No entanto, quando o Estado Islâmico invadiu a Síria, as coisas mudaram. A paz, tão comum na cidade, não existia mais, e a tranquilidade deu lugar ao medo. Uma das casas que Foad tinha foi bombardeada, e da outra, onde vivia, não tem notícias. “Não tínhamos opção. Ou nos juntávamos a eles na guerra ou saíamos de lá”, diz.
A família reuniu pertences pessoais pegando apenas o que era necessário e seguiu para a Jordânia, deixando tudo o que construiu para trás.
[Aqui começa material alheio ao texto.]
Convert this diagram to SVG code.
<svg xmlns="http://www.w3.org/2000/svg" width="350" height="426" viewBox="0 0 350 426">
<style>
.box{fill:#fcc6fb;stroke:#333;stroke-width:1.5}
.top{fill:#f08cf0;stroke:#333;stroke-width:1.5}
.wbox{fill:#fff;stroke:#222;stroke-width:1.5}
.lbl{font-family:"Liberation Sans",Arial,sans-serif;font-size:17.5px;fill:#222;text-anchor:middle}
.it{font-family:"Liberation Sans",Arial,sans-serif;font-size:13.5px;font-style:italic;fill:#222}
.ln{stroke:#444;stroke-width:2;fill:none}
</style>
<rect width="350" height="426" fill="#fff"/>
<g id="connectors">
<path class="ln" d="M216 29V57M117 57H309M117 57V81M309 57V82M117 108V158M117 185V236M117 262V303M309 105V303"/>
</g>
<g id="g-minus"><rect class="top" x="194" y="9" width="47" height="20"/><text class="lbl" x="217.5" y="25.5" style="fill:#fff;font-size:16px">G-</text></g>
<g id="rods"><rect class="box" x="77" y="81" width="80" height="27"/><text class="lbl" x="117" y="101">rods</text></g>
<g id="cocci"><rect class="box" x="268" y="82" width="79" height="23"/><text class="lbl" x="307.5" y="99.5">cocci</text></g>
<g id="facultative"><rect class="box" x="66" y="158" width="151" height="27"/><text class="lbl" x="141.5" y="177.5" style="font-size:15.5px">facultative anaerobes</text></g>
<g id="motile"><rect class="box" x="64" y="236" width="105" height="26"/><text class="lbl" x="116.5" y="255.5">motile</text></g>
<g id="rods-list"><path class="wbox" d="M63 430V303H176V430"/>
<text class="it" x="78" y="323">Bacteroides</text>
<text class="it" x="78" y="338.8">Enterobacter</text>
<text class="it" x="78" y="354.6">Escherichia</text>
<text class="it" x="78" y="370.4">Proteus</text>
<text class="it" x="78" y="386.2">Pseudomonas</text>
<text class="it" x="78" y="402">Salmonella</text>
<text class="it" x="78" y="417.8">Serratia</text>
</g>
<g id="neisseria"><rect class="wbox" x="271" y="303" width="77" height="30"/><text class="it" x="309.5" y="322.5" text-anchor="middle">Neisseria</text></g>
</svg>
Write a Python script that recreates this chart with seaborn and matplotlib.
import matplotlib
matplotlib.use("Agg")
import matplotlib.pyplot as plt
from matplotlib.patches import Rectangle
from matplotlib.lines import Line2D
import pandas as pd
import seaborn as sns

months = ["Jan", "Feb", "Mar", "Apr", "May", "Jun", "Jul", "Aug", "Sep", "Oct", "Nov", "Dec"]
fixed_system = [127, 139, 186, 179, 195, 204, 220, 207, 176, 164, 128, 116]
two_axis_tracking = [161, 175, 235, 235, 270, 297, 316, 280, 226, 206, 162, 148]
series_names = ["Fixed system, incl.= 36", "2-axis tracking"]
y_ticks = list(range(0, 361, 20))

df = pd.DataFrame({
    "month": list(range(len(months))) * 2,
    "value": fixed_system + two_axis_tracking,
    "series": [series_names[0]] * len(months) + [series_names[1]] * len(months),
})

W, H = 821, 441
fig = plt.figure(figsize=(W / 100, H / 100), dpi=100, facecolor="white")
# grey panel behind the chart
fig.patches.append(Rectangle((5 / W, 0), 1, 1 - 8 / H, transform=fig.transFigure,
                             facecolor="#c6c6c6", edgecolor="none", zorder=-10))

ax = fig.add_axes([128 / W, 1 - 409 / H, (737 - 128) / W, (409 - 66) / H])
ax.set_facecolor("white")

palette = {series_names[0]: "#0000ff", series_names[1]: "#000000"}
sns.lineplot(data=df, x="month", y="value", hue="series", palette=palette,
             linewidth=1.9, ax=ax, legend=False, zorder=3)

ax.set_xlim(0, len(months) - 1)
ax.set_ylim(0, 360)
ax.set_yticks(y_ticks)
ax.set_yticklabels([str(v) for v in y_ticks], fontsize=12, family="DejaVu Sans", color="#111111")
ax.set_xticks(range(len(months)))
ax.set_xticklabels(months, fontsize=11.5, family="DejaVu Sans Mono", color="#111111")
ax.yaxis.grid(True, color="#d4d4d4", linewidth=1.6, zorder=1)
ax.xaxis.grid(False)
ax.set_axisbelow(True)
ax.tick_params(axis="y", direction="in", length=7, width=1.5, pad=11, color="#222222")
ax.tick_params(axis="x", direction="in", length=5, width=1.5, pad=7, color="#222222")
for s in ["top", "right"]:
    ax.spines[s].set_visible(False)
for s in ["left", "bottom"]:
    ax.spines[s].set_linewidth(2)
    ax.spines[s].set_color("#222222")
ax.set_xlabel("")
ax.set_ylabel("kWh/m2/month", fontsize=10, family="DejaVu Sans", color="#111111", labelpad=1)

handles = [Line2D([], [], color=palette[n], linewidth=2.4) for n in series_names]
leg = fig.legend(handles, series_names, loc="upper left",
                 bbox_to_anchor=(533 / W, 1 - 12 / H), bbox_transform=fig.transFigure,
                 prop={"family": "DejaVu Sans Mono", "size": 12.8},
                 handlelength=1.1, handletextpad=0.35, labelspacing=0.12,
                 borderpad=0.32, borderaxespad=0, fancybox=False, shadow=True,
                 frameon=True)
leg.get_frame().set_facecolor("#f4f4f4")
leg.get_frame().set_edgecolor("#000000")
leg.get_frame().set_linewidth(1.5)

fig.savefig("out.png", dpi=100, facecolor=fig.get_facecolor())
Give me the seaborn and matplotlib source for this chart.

Os parentes estão espalhados pelo mundo, também refugiados da guerra.
Foad veio para o Brasil por meio da organização missionária Missão em Apoio à Igreja Sofredora (Mais), que dá suporte a cristãos quando são impedidos de professar a fé. A família morou por três meses em Vitória, no Espírito Santo, e, em seguida, veio para Betim, onde se instalou.
A cultura, o tipo de alimentação e custo de vida foram as questões mais difíceis de adaptação, segundo o chef sírio. A língua também foi outro obstáculo, já que curdo e árabe – idiomas que ele e a família dominam – são muito diferentes do português. Mas isso eles têm tirado de letra, tal como todas as barreiras que enfrentaram até chegarem aqui.